8. ### wayneh Expert

Sep 9, 2010
12,368
3,224
I've read your project doc and I don't think any fixed transformer is going to meet your needs, since the input voltage is variable. Right?

I believe the way grid tie-ins are done now is by inverting a DC source to a true sine wave and then shifting the phase of that wave as needed to match up to the grid. Devices to accomplish those task are expensive at real scale. Maybe the low powers of your model will allow keeping costs in line.

You might want to consider "mixing" DC power sources before inverting them, if this is allowed. I mean, put PV panels in series or parallel, for instance. That's very simple and cheap compared to mixing AC sine waves. I can even a imagine a DC "grid" of all the RE sources supplying a single grid-tie-in inverter. But maybe that's cheating.

9. ### amcarr20 Thread Starter New Member

Apr 12, 2011
4
0
Maybe a little cheating... but would have been a lot easier I'm sure. We have tried creating a Sin wave and matching it... with poor results. Primarily because we have no working knowledge of doing such a project. Our current idea (as asinine as it sounds) Is to put high wattage resistors and simply divide the voltage to get 5VAC. There will be an LC filter in there as well, but I think it might blow up in our face (quite literally) This was against my idea of trying to find a switch that could regulate the voltage. I have suggested using a transformer to step down the AC but they suggested there was a problem with connecting other ac sources.

The problem is with control, we need a simple way to lower the voltage or current coming from the grid (5VAC) by using a pic. We have a way to monitor (which we haven't implemented yet, but I hope will work) but no way to control an ac voltage. Their idea is to use a potentiometer controlled by a motor. To me, this sounds slow and cumbersome. But I have no better ideas... Thank you all for all your replies, I assure you it's an on going struggle.

10. ### GetDeviceInfo Senior Member

Jun 7, 2009
1,571
230
Let's explore this further;

You have a battery for storage. It only makes sense that your PV devices charge the battery. You then invert your battery back to grid, consuming the accumulated charge, but no more, as the bulk of the battery is for emergency power, and in real life systems the battery charge volume would be comparibly small.

You've not stated the characteristics of your AC grid in terms of cleaniness. A chopped DC will drive your loads without any noticeable problems, and can be phased over an AC source. You wouldn't do it real world, only because the utility would kick you off. You have no indication of such so where's your measure? If you like a classic approach to sine waves, you will be PWMing your inverter.

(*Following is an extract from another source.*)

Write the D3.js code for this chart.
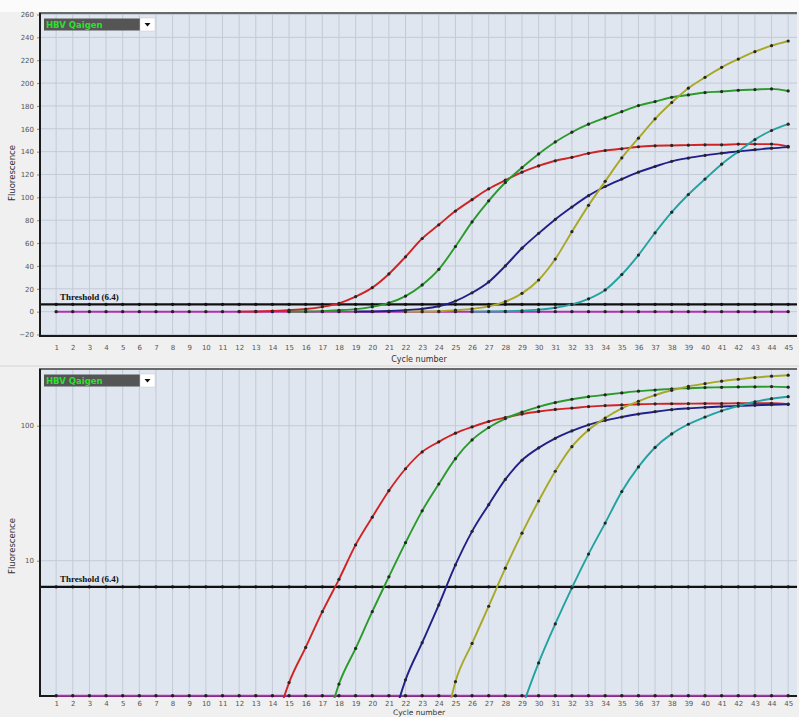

Which comes back to the grid voltage. If your intent was to generate the grid power, then fixed frequency inverter is what you probably should employ. If your thought was a quick step down from the mains as a source, then you should probably employ the real world tools of renegotiating your source spec's, so you can move on with the body of the project.

11. ### wayneh Expert

Sep 9, 2010
12,368
3,224
That has some merit and historical precedence, if you replace potentiometer with Variac. A Variac is a transformer with a variable ratio, allowing you to efficiently get continuous voltage control. The negative is simply the response time, which is in seconds. That could be OK for RE sources as long as they are operating continuously, but I would think connect/disconnect surges would shoot on through. Maybe if you can solve that, you could indeed use a Variac.